See that massive crowd of people lined up along the canal? They’re waiting to get into the Bic Camera electronics store in downtown Yokohama (you can just barely see part of the shop at the right edge of the photo, which was taken last Sunday). Oh, and it’s not like all of those people are guaranteed to get a Switch, either. They’re in line to get numbered tickets, a limited number of which will be randomly selected by the store to be allowed to purchase a Switch.

Yokohama isn’t the only place where demand for the Switch is far outstripping supply.

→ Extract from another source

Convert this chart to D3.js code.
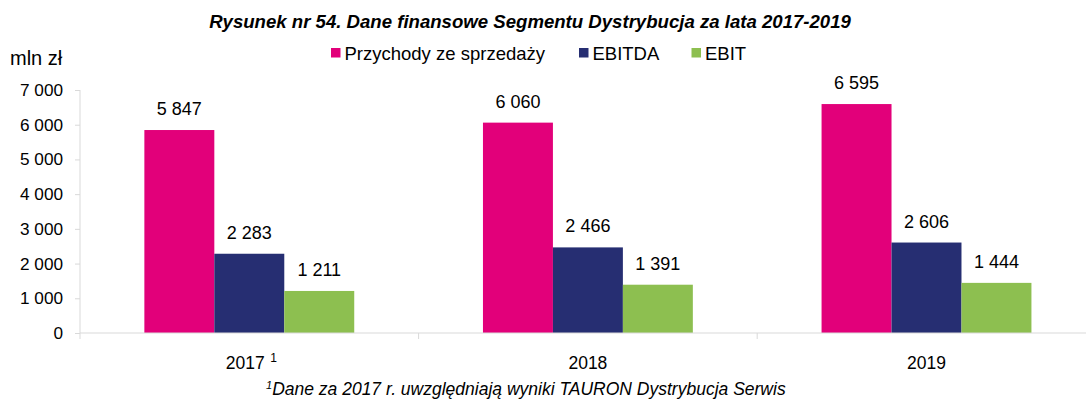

On the same day would-be buyers were queuing up in Yokohama, their counterparts were doing likewise at the Bic Cameras in downtown Tokyo’s Yurakucho neighborhood…

…and also in Tachikawa, in the capital’s western reaches.

For Nintendo loyalists, it’s a touching show of the company’ ability to reach out and grab the hearts of so many people. But for shoppers, it’s sort of depressing to find out just how scare the supplies are. Japanese Twitter user @tks_skmt3 shared another photo he took inside the building, after Bic Camera employees posted the numbers that had been selected.

A quick count shows 10 gray Switches and 27 neon units, for a grand total of just 37 people who were awarded the privilege of forking over their cash for Nintendo’s hot-seller, which means everyone else had to go home empty-handed, unless they decided to just buy a PlayStation 4 out of spiteful frustration instead.